Output exactly the lines from the first line of the records below through the line containing "(7.5,5.5) rectangle (963.5,721.5);", both included, leaving out any pictures.
begin Data shown
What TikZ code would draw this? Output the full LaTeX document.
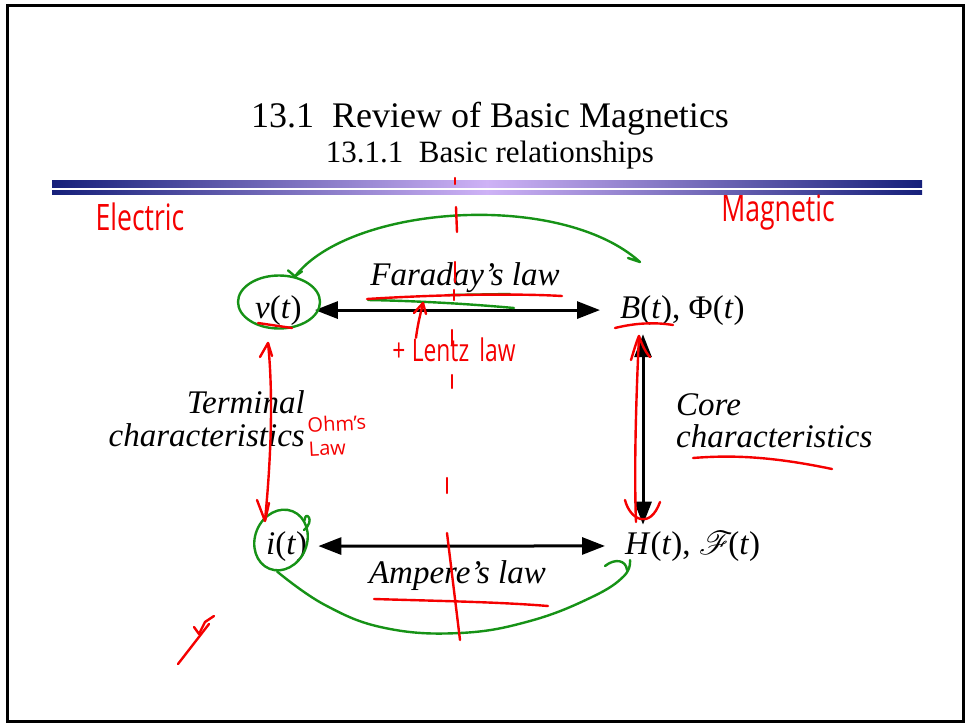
\documentclass[tikz,border=0pt]{standalone}
\usepackage{fontspec}
\setmainfont{Liberation Serif}
\newfontfamily\handfont{Open Sans}
\usepackage{graphicx}
\usepackage{tikz}
\usetikzlibrary{arrows.meta, shapes.geometric}
\definecolor{barnavy}{RGB}{22,32,122}
\definecolor{barlilac}{RGB}{206,178,246}
\definecolor{penred}{RGB}{245,0,0}
\definecolor{pengreen}{RGB}{22,146,22}
\font\rsfsbig=rsfs10 at 33pt
\newcommand{\tallhand}[1]{\scalebox{0.95}[1.3]{#1}}

\begin{document}
\begin{tikzpicture}[x=1pt, y=-1pt,
  sig/.style={font=\fontsize{33}{36}\selectfont, inner sep=0pt},
  txt/.style={font=\fontsize{33}{36}\selectfont\itshape, inner sep=0pt},
  dbl/.style={{Triangle[length=23pt,width=17pt]}-{Triangle[length=23pt,width=17pt]}, line width=3pt},
  redpen/.style={penred, line width=2.4pt, line cap=round, line join=round},
  greenpen/.style={pengreen, line width=2.4pt, line cap=round, line join=round},
  hand/.style={text=penred, inner sep=0pt, font=\handfont\fontsize{28}{30}\selectfont},
  ring/.style={greenpen, draw, ellipse, inner sep=0pt},
  bar/.style={left color=barnavy, right color=barnavy, middle color=barlilac}
]
  \useasboundingbox (0,0) rectangle (966,723);
  \fill[white] (0,0) rectangle (966,723);
  \draw[line width=3pt] (7.5,5.5) rectangle (963.5,721.5);

  % slide heading
  \node[font=\fontsize{36}{40}\selectfont, anchor=base] (title) at (490,127)
    {13.1\enspace Review of Basic Magnetics};
  \node[font=\fontsize{31}{34}\selectfont, anchor=base] (subtitle) at (490,162)
    {13.1.1\enspace Basic relationships};
  \shade[bar] (52,180) rectangle (922,187);
  \shade[bar] (52,190.5) rectangle (922,194);

  % quantities
  \node[sig, anchor=base west] (v) at (255,318) {\textit{v}(\textit{t})};
  \node[sig, anchor=base west] (B) at (620,318) {\textit{B}(\textit{t}), Φ(\textit{t})};
  \node[sig, anchor=base west] (i) at (266,554) {\textit{i}(\textit{t})};
  \node[sig, anchor=base west] (H) at (625,554) {\textit{H}(\textit{t}), {\rsfsbig F}(\textit{t})};

  \draw[dbl, shorten <=13pt, shorten >=20pt] (v.east) -- (B.west);
  \draw[dbl, shorten <=11pt, shorten >=20pt] (i.east) -- (H.west);
  \draw[dbl, shorten <=9pt, shorten >=6pt] ([xshift=23pt]B.south west)
    -- ([xshift=23pt]B.south west |- H.north);

  % laws
  \node[txt, anchor=base] (faraday) at (465,285) {Faraday’s law};
  \node[txt, anchor=base] (ampere) at (457.5,583) {Ampere’s law};
  \node[txt, anchor=base east] (term) at (305,413) {Terminal};
  \node[txt, anchor=base east] (termchar) at (305,446) {characteristics};
  \node[txt, anchor=base west] (core) at (676,415) {Core};
  \node[txt, anchor=base west] (corechar) at (676,447) {characteristics};

  % handwritten notes
  \node[hand] (electric) at (140,217) {\tallhand{Electric}};
  \node[hand] (magnetic) at (778,213) {\tallhand{Magnetic}};
  \node[hand, font=\handfont\fontsize{24}{26}\selectfont] (lenz) at (454,350)
    {\tallhand{+\;Lentz\;\,law}};
  \node[hand, font=\handfont\fontsize{20}{24}\selectfont, align=left, anchor=west, rotate=3]
    (ohm) at (308,437) {Ohm’s\\Law};

  % green marks
  \node[ring, minimum width=82pt, minimum height=53pt] (vring) at (279,302) {};
  \node[ring, minimum width=52pt, minimum height=62pt, rotate=-22] (iring) at (281,540) {};
  \coordinate (Btop) at (640,262);
  \draw[greenpen] (vring.58) .. controls (350,205) and (560,190) .. (Btop) -- ++(-12,-4);
  \draw[greenpen] (vring.58) ++(-7,-6) -- (vring.58) -- ++(7,-5);
  \draw[greenpen] (iring.62) .. controls (305,510) and (316,520) .. (304,530);
  \coordinate (Hbot) at (630,560);
  \draw[greenpen] plot[smooth, tension=0.7] coordinates
    {(iring.285) (325,605) (385,628) (460,633) (530,621) (592,597) (624,576) (Hbot)};
  \draw[greenpen] (605,566) .. controls (615,558) and (626,560) .. (627,570);
  \draw[greenpen] (368,300) .. controls (420,301) and (470,304) .. (514,308);
  \draw[greenpen] (448,295) -- (510,294);

  % red marks
  \draw[redpen] (367,299) .. controls (430,295) and (510,293) .. (562,296);
  \coordinate (faraline) at (423,303);
  \draw[redpen] ([xshift=-38pt]lenz.north) .. controls (418,322) and (421,312) .. (faraline);
  \draw[redpen] (414,313) -- (faraline) -- (426,314);
  \draw[redpen] (258,323) -- (292,328);
  \draw[redpen] (615,328) .. controls (635,323) and (655,322) .. (673,325);
  \draw[redpen] (268,343) .. controls (274,400) and (270,470) .. (265,520);
  \draw[redpen] (260,357) -- (268,343) -- (272,356);
  \draw[redpen] (257,500) -- (265,521) -- (269,503);
  \draw[redpen] (639,336) .. controls (636,400) and (634,470) .. (636,522);
  \draw[redpen] (631,360) .. controls (634,350) and (637,340) .. (639,336) .. controls (641,342) and (645,352) .. (650,357);
  \draw[redpen] (625,500) .. controls (630,520) and (650,530) .. (660,502);
  \draw[redpen] (693,458) .. controls (730,455) and (770,456) .. (832,469);
  \draw[redpen] (374,599) .. controls (440,601) and (500,602) .. (548,606);
  \draw[redpen] (178,664) -- (209,624);
  \draw[redpen] (194,627) -- (199,634) -- (205,622) -- (214,616);
  % dashed divider
  \foreach \ya/\yb/\xa/\xb in {178/184/455/455, 207/232/456/457, 262/282/455/455,
      290/300/454/454, 330/345/452/452, 375/388/452/452, 478/493/447/447, 533/640/447/460}
    \draw[redpen] (\xa,\ya) -- (\xb,\yb);
\end{tikzpicture}
\end{document}
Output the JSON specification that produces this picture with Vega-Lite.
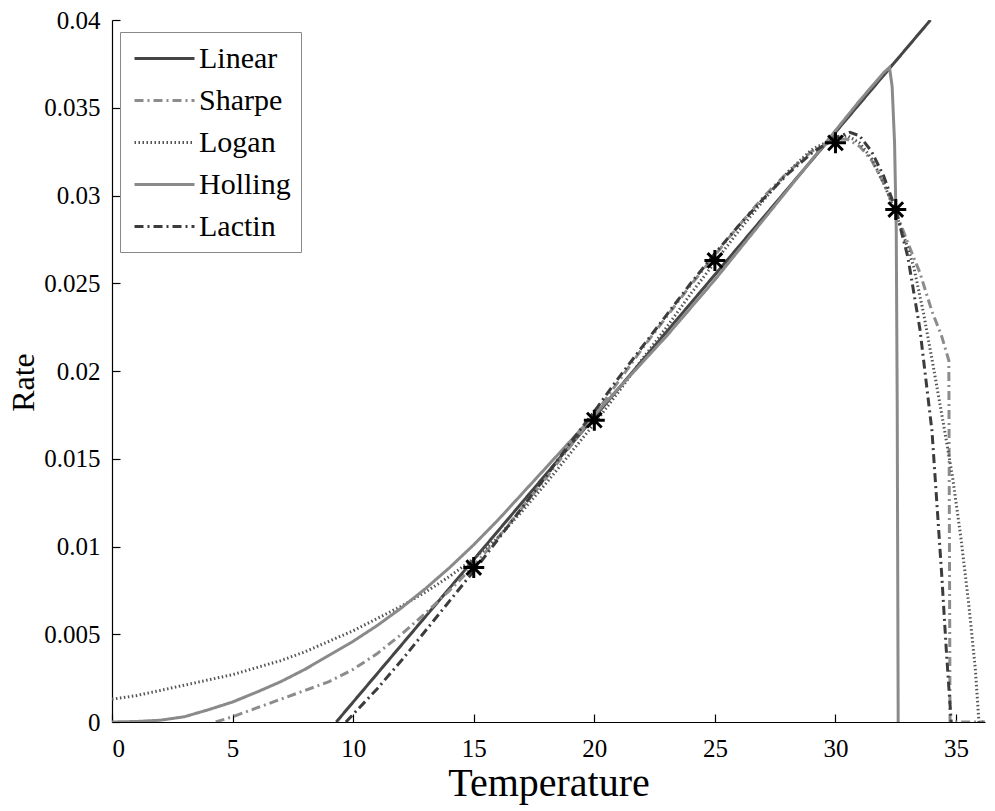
{
  "$schema": "https://vega.github.io/schema/vega-lite/v6.json",
  "autosize": "none",
  "width": 873,
  "height": 702,
  "padding": {"left": 112, "top": 20, "right": 10, "bottom": 89},
  "background": "white",
  "config": {
    "view": {"stroke": null},
    "axis": {
      "grid": false,
      "domainColor": "black",
      "domainWidth": 1.2,
      "tickColor": "black",
      "tickWidth": 1.2,
      "tickSize": -8,
      "labelFont": "Liberation Serif",
      "labelFontWeight": "normal",
      "labelFontSize": 25,
      "labelColor": "black",
      "titleFont": "Liberation Serif",
      "titleFontWeight": "normal",
      "titleColor": "black"
    },
    "legend": {
      "orient": "none",
      "legendX": 8,
      "legendY": 12,
      "symbolType": "M-2,0H2",
      "symbolSize": 900,
      "symbolOffset": 18,
      "labelFont": "Liberation Serif",
      "labelFontWeight": "normal",
      "labelFontSize": 30,
      "labelColor": "black",
      "strokeColor": "#888888",
      "fillColor": "white",
      "padding": 10,
      "rowPadding": 10,
      "labelOffset": 18
    }
  },
  "layer": [
    {
      "data": {"values": [
        {"m":"Linear","T":9.3,"r":0},{"m":"Linear","T":33.94,"r":0.04},
        {"m":"Sharpe","T":4.3,"r":0},{"m":"Sharpe","T":5,"r":0.0003},{"m":"Sharpe","T":6,"r":0.0008},{"m":"Sharpe","T":7,"r":0.0013},{"m":"Sharpe","T":8,"r":0.0018},{"m":"Sharpe","T":9,"r":0.0023},{"m":"Sharpe","T":10,"r":0.003},{"m":"Sharpe","T":11,"r":0.0039},{"m":"Sharpe","T":12,"r":0.005},{"m":"Sharpe","T":13,"r":0.0062},{"m":"Sharpe","T":14,"r":0.0075},{"m":"Sharpe","T":15,"r":0.0089},{"m":"Sharpe","T":16,"r":0.0105},{"m":"Sharpe","T":17,"r":0.0122},{"m":"Sharpe","T":18,"r":0.0139},{"m":"Sharpe","T":19,"r":0.0157},{"m":"Sharpe","T":20,"r":0.0175},{"m":"Sharpe","T":21,"r":0.0194},{"m":"Sharpe","T":22,"r":0.0213},{"m":"Sharpe","T":23,"r":0.0231},{"m":"Sharpe","T":24,"r":0.0249},{"m":"Sharpe","T":25,"r":0.0266},{"m":"Sharpe","T":26,"r":0.0283},{"m":"Sharpe","T":27,"r":0.0299},{"m":"Sharpe","T":28,"r":0.0313},{"m":"Sharpe","T":29,"r":0.0325},{"m":"Sharpe","T":30,"r":0.0332},{"m":"Sharpe","T":30.5,"r":0.0332},{"m":"Sharpe","T":31,"r":0.0328},{"m":"Sharpe","T":31.5,"r":0.032},{"m":"Sharpe","T":32,"r":0.0307},{"m":"Sharpe","T":32.5,"r":0.0291},{"m":"Sharpe","T":33,"r":0.0273},{"m":"Sharpe","T":33.5,"r":0.0256},{"m":"Sharpe","T":34,"r":0.0234},{"m":"Sharpe","T":34.4,"r":0.022},{"m":"Sharpe","T":34.7,"r":0.0206},{"m":"Sharpe","T":34.75,"r":0},{"m":"Sharpe","T":36.2,"r":0},
        {"m":"Logan","T":0,"r":0.0013},{"m":"Logan","T":1,"r":0.0015},{"m":"Logan","T":2,"r":0.0018},{"m":"Logan","T":3,"r":0.0021},{"m":"Logan","T":4,"r":0.0024},{"m":"Logan","T":5,"r":0.0027},{"m":"Logan","T":6,"r":0.0031},{"m":"Logan","T":7,"r":0.0035},{"m":"Logan","T":8,"r":0.004},{"m":"Logan","T":9,"r":0.0046},{"m":"Logan","T":10,"r":0.0052},{"m":"Logan","T":11,"r":0.0059},{"m":"Logan","T":12,"r":0.0066},{"m":"Logan","T":13,"r":0.0074},{"m":"Logan","T":14,"r":0.0083},{"m":"Logan","T":15,"r":0.0093},{"m":"Logan","T":16,"r":0.0105},{"m":"Logan","T":17,"r":0.012},{"m":"Logan","T":18,"r":0.0136},{"m":"Logan","T":19,"r":0.0153},{"m":"Logan","T":20,"r":0.017},{"m":"Logan","T":21,"r":0.0188},{"m":"Logan","T":22,"r":0.0207},{"m":"Logan","T":23,"r":0.0225},{"m":"Logan","T":24,"r":0.0244},{"m":"Logan","T":25,"r":0.0262},{"m":"Logan","T":26,"r":0.028},{"m":"Logan","T":27,"r":0.0297},{"m":"Logan","T":28,"r":0.0313},{"m":"Logan","T":29,"r":0.0326},{"m":"Logan","T":30,"r":0.0333},{"m":"Logan","T":30.5,"r":0.0334},{"m":"Logan","T":31,"r":0.033},{"m":"Logan","T":31.5,"r":0.0321},{"m":"Logan","T":32,"r":0.0307},{"m":"Logan","T":32.5,"r":0.029},{"m":"Logan","T":33,"r":0.027},{"m":"Logan","T":33.25,"r":0.0259},{"m":"Logan","T":33.65,"r":0.0233},{"m":"Logan","T":34.05,"r":0.0203},{"m":"Logan","T":34.45,"r":0.0172},{"m":"Logan","T":34.85,"r":0.014},{"m":"Logan","T":35.2,"r":0.0105},{"m":"Logan","T":35.52,"r":0.0068},{"m":"Logan","T":35.8,"r":0.003},{"m":"Logan","T":35.95,"r":0},{"m":"Logan","T":36.2,"r":0},
        {"m":"Holling","T":0,"r":0},{"m":"Holling","T":1,"r":0.00003},{"m":"Holling","T":2,"r":0.0001},{"m":"Holling","T":3,"r":0.0003},{"m":"Holling","T":4,"r":0.0007},{"m":"Holling","T":5,"r":0.00114},{"m":"Holling","T":6,"r":0.0017},{"m":"Holling","T":7,"r":0.0023},{"m":"Holling","T":8,"r":0.003},{"m":"Holling","T":9,"r":0.0038},{"m":"Holling","T":10,"r":0.0046},{"m":"Holling","T":11,"r":0.0055},{"m":"Holling","T":12,"r":0.0065},{"m":"Holling","T":13,"r":0.0076},{"m":"Holling","T":14,"r":0.0088},{"m":"Holling","T":15,"r":0.0101},{"m":"Holling","T":16,"r":0.0115},{"m":"Holling","T":17,"r":0.013},{"m":"Holling","T":18,"r":0.0145},{"m":"Holling","T":19,"r":0.016},{"m":"Holling","T":20,"r":0.0175},{"m":"Holling","T":21,"r":0.019},{"m":"Holling","T":22,"r":0.0205},{"m":"Holling","T":23,"r":0.022},{"m":"Holling","T":24,"r":0.0236},{"m":"Holling","T":25,"r":0.0252},{"m":"Holling","T":26,"r":0.0269},{"m":"Holling","T":27,"r":0.0286},{"m":"Holling","T":28,"r":0.0303},{"m":"Holling","T":29,"r":0.032},{"m":"Holling","T":30,"r":0.0337},{"m":"Holling","T":31,"r":0.0354},{"m":"Holling","T":32,"r":0.037},{"m":"Holling","T":32.24,"r":0.0373},{"m":"Holling","T":32.35,"r":0.0362},{"m":"Holling","T":32.45,"r":0.033},{"m":"Holling","T":32.52,"r":0.028},{"m":"Holling","T":32.56,"r":0.018},{"m":"Holling","T":32.6,"r":0},
        {"m":"Lactin","T":9.7,"r":0},{"m":"Lactin","T":11,"r":0.0019},{"m":"Lactin","T":12,"r":0.0035},{"m":"Lactin","T":13,"r":0.0052},{"m":"Lactin","T":14,"r":0.0069},{"m":"Lactin","T":15,"r":0.0086},{"m":"Lactin","T":16,"r":0.0104},{"m":"Lactin","T":17,"r":0.0122},{"m":"Lactin","T":18,"r":0.014},{"m":"Lactin","T":19,"r":0.0159},{"m":"Lactin","T":20,"r":0.0177},{"m":"Lactin","T":21,"r":0.0196},{"m":"Lactin","T":22,"r":0.0214},{"m":"Lactin","T":23,"r":0.0232},{"m":"Lactin","T":24,"r":0.025},{"m":"Lactin","T":25,"r":0.0267},{"m":"Lactin","T":26,"r":0.0283},{"m":"Lactin","T":27,"r":0.0298},{"m":"Lactin","T":28,"r":0.0312},{"m":"Lactin","T":29,"r":0.0324},{"m":"Lactin","T":30,"r":0.0333},{"m":"Lactin","T":30.6,"r":0.0336},{"m":"Lactin","T":31,"r":0.0334},{"m":"Lactin","T":31.5,"r":0.0325},{"m":"Lactin","T":32,"r":0.0311},{"m":"Lactin","T":32.5,"r":0.0292},{"m":"Lactin","T":33,"r":0.0265},{"m":"Lactin","T":33.5,"r":0.0224},{"m":"Lactin","T":34,"r":0.0166},{"m":"Lactin","T":34.4,"r":0.0085},{"m":"Lactin","T":34.6,"r":0.004},{"m":"Lactin","T":34.8,"r":0}
      ]},
      "mark": {"type": "line", "clip": true},
      "encoding": {
        "x": {"field": "T", "type": "quantitative", "title": "Temperature",
              "scale": {"domain": [0, 36.2], "nice": false, "zero": false},
              "axis": {"values": [0,5,10,15,20,25,30,35], "labelPadding": 22, "titlePadding": 2, "titleFontSize": 40, "labelFont": "Liberation Serif", "labelFontWeight": "normal"}},
        "y": {"field": "r", "type": "quantitative", "title": "Rate",
              "scale": {"domain": [0, 0.04], "nice": false},
              "axis": {"values": [0,0.005,0.01,0.015,0.02,0.025,0.03,0.035,0.04], "format": "~g", "labelPadding": 20, "titlePadding": 3, "titleFontSize": 32, "titleY": 362, "labelFont": "Liberation Serif", "labelFontWeight": "normal"}},
        "color": {"field": "m", "type": "nominal", "title": null,
                  "legend": {"labelFont": "Liberation Serif", "labelFontWeight": "normal"},
                  "scale": {"domain": ["Linear","Sharpe","Logan","Holling","Lactin"], "range": ["#454545","#8c8c8c","#555555","#8a8a8a","#3c3c3c"]}},
        "strokeDash": {"field": "m", "type": "nominal", "title": null,
                  "scale": {"domain": ["Linear","Sharpe","Logan","Holling","Lactin"], "range": [[1,0],[9,4,2,4],[1.5,2.5],[1,0],[9,4,2,4]]}},
        "strokeWidth": {"field": "m", "type": "nominal", "title": null,
                  "scale": {"domain": ["Linear","Sharpe","Logan","Holling","Lactin"], "range": [3,3,2,3.5,3]}}
      }
    },
    {
      "data": {"values": [
        {"T":15,"r":0.0088},{"T":20,"r":0.0172},{"T":25,"r":0.0263},{"T":30,"r":0.033},{"T":32.5,"r":0.0292}
      ]},
      "mark": {"type": "point", "shape": "M-1,0L1,0M0,-1L0,1M-0.7,-0.7L0.7,0.7M-0.7,0.7L0.7,-0.7", "size": 440, "filled": false, "stroke": "black", "strokeWidth": 3, "opacity": 1},
      "encoding": {
        "x": {"field": "T", "type": "quantitative"},
        "y": {"field": "r", "type": "quantitative"}
      }
    }
  ]
}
end Data shown
▶ _Response below_
What TikZ code would draw this? Output the full LaTeX document.
\documentclass[tikz,border=0pt]{standalone}
\usepackage{fontspec}
\setmainfont{Liberation Serif}
\newfontfamily\handfont{Open Sans}
\usepackage{graphicx}
\usepackage{tikz}
\usetikzlibrary{arrows.meta, shapes.geometric}
\definecolor{barnavy}{RGB}{22,32,122}
\definecolor{barlilac}{RGB}{206,178,246}
\definecolor{penred}{RGB}{245,0,0}
\definecolor{pengreen}{RGB}{22,146,22}
\font\rsfsbig=rsfs10 at 33pt
\newcommand{\tallhand}[1]{\scalebox{0.95}[1.3]{#1}}

\begin{document}
\begin{tikzpicture}[x=1pt, y=-1pt,
  sig/.style={font=\fontsize{33}{36}\selectfont, inner sep=0pt},
  txt/.style={font=\fontsize{33}{36}\selectfont\itshape, inner sep=0pt},
  dbl/.style={{Triangle[length=23pt,width=17pt]}-{Triangle[length=23pt,width=17pt]}, line width=3pt},
  redpen/.style={penred, line width=2.4pt, line cap=round, line join=round},
  greenpen/.style={pengreen, line width=2.4pt, line cap=round, line join=round},
  hand/.style={text=penred, inner sep=0pt, font=\handfont\fontsize{28}{30}\selectfont},
  ring/.style={greenpen, draw, ellipse, inner sep=0pt},
  bar/.style={left color=barnavy, right color=barnavy, middle color=barlilac}
]
  \useasboundingbox (0,0) rectangle (966,723);
  \fill[white] (0,0) rectangle (966,723);
  \draw[line width=3pt] (7.5,5.5) rectangle (963.5,721.5);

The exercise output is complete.